Given request. Pull out of the data below the stretch of lines bounded by the one containing "The picture is" and the one containing "const PLOT_BOTTOM = 1265.5;", both bounds included, unchanged.

Data block.
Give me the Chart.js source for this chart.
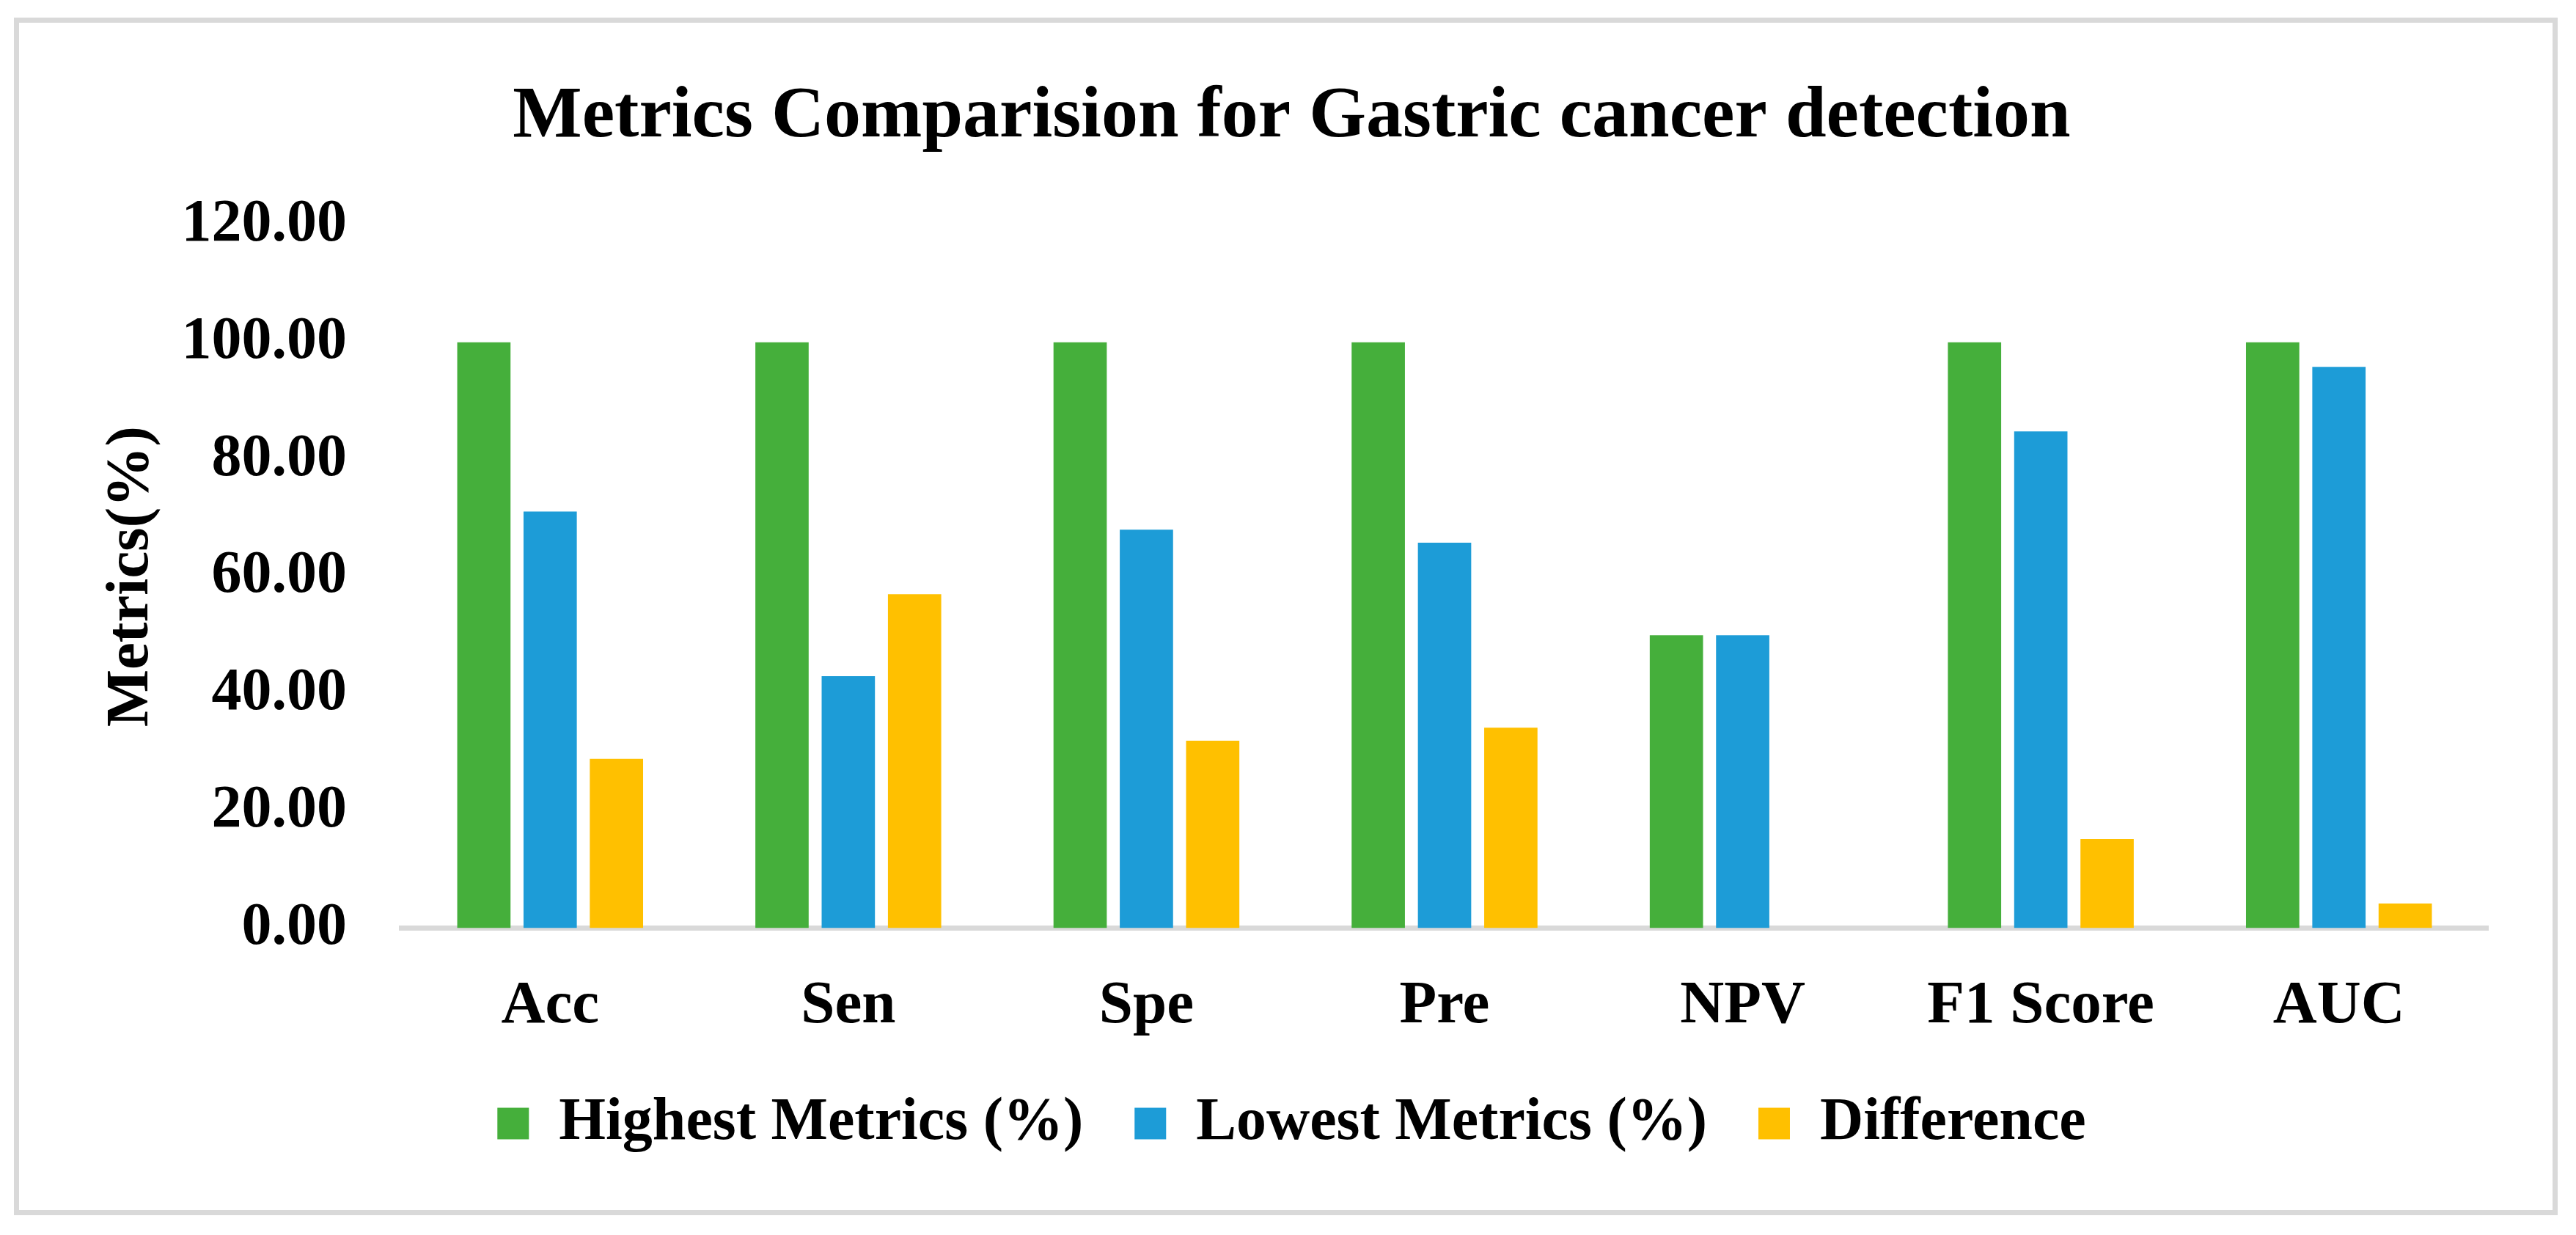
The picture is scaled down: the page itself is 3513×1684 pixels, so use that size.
<!DOCTYPE html>
<html>
<head>
<meta charset="utf-8">
<script src="https://cdn.jsdelivr.net/npm/chart.js@4.4.1/dist/chart.umd.min.js"></script>
<style>
  html, body { margin: 0; padding: 0; background: #ffffff; overflow: hidden; }
  #wrap { position: relative; width: 3513px; height: 1684px; }
  #frame { position: absolute; left: 19px; top: 24px; width: 3469px; height: 1633px;
           box-sizing: border-box; border: 7px solid #d9d9d9; pointer-events: none; }
  canvas { position: absolute; left: 0; top: 0; }
</style>
</head>
<body>
<div id="wrap">
  <canvas id="c" width="3513" height="1684"></canvas>
  <div id="frame"></div>
</div>
<script>
const categories = ["Acc", "Sen", "Spe", "Pre", "NPV", "F1 Score", "AUC"];
const highestMetrics = [100, 100, 100, 100, 50, 100, 100];
const lowestMetrics = [71.1, 43.0, 68.0, 65.8, 50, 84.8, 95.8];
const difference = [28.9, 57.0, 32.0, 34.2, 0, 15.2, 4.2];
const seriesNames = ["Highest Metrics (%)", "Lowest Metrics (%)", "Difference"];
const yTicks = [0, 20, 40, 60, 80, 100, 120];
const chartTitle = "Metrics Comparision for Gastric cancer detection";
const yAxisTitle = "Metrics(%)";

const FONT = "'Liberation Serif', 'Times New Roman', serif";
const PAD_LEFT = 130;
const PAD_BOTTOM = 101;
const PLOT_LEFT = 547;
const PLOT_BOTTOM = 1265.5;

new Chart(document.getElementById('c'), {
  type: 'bar',
  data: {
    labels: categories,
    datasets: [
      { label: seriesNames[0], data: highestMetrics, backgroundColor: '#45AF3B' },
      { label: seriesNames[1], data: lowestMetrics, backgroundColor: '#1D9CD7' },
      { label: seriesNames[2], data: difference, backgroundColor: '#FFC000' }
    ]
  },
  options: {
    responsive: false,
    animation: false,
    devicePixelRatio: 1,
    datasets: { bar: { categoryPercentage: 0.667, barPercentage: 0.804 } },
    layout: { padding: { left: PAD_LEFT, right: 120, top: 0, bottom: PAD_BOTTOM } },
    plugins: {
      title: {
        display: true,
        text: chartTitle,
        color: '#000000',
        font: { family: FONT, size: 100, weight: 'bold', lineHeight: 1.2 },
        padding: { top: 100, bottom: 87 }
      },
      legend: {
        display: true,
        position: 'bottom',
        labels: {
          color: '#000000',
          font: { family: FONT, size: 82, weight: 'bold', lineHeight: 1.2 },
          boxWidth: 43,
          boxHeight: 43,
          padding: 70
        }
      },
      tooltip: { enabled: false }
    },
    scales: {
      x: {
        z: 1,
        grid: { display: false, drawTicks: false },
        border: { display: true, color: '#d9d9d9', width: 7 },
        ticks: {
          color: '#000000',
          font: { family: FONT, size: 83, weight: 'bold', lineHeight: 1.2 },
          padding: 57,
          maxRotation: 0,
          autoSkip: false
        },
        afterFit: (s) => {
          const lg = s.chart.legend ? s.chart.legend.height : 0;
          s.height = (s.chart.height - PAD_BOTTOM - lg) - PLOT_BOTTOM;
        }
      },
      y: {
        min: 0,
        max: 120,
        grid: { display: false, drawTicks: false },
        border: { display: false },
        afterBuildTicks: (s) => { s.ticks = yTicks.map(v => ({ value: v })); },
        ticks: {
          color: '#000000',
          font: { family: FONT, size: 82, weight: 'bold', lineHeight: 1.2 },
          padding: 74,
          callback: (v) => Number(v).toFixed(2)
        },
        title: {
          display: true,
          text: yAxisTitle,
          color: '#000000',
          font: { family: FONT, size: 83, weight: 'bold', lineHeight: 1.2 },
          padding: { top: 0, bottom: 0 }
        },
        afterFit: (s) => { s.width = PLOT_LEFT - PAD_LEFT; }
      }
    }
  }
});
</script>
</body>
</html>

Problem solution.
The picture is scaled down: the page itself is 3513×1684 pixels, so use that size.
<!DOCTYPE html>
<html>
<head>
<meta charset="utf-8">
<script src="https://cdn.jsdelivr.net/npm/chart.js@4.4.1/dist/chart.umd.min.js"></script>
<style>
  html, body { margin: 0; padding: 0; background: #ffffff; overflow: hidden; }
  #wrap { position: relative; width: 3513px; height: 1684px; }
  #frame { position: absolute; left: 19px; top: 24px; width: 3469px; height: 1633px;
           box-sizing: border-box; border: 7px solid #d9d9d9; pointer-events: none; }
  canvas { position: absolute; left: 0; top: 0; }
</style>
</head>
<body>
<div id="wrap">
  <canvas id="c" width="3513" height="1684"></canvas>
  <div id="frame"></div>
</div>
<script>
const categories = ["Acc", "Sen", "Spe", "Pre", "NPV", "F1 Score", "AUC"];
const highestMetrics = [100, 100, 100, 100, 50, 100, 100];
const lowestMetrics = [71.1, 43.0, 68.0, 65.8, 50, 84.8, 95.8];
const difference = [28.9, 57.0, 32.0, 34.2, 0, 15.2, 4.2];
const seriesNames = ["Highest Metrics (%)", "Lowest Metrics (%)", "Difference"];
const yTicks = [0, 20, 40, 60, 80, 100, 120];
const chartTitle = "Metrics Comparision for Gastric cancer detection";
const yAxisTitle = "Metrics(%)";

const FONT = "'Liberation Serif', 'Times New Roman', serif";
const PAD_LEFT = 130;
const PAD_BOTTOM = 101;
const PLOT_LEFT = 547;
const PLOT_BOTTOM = 1265.5;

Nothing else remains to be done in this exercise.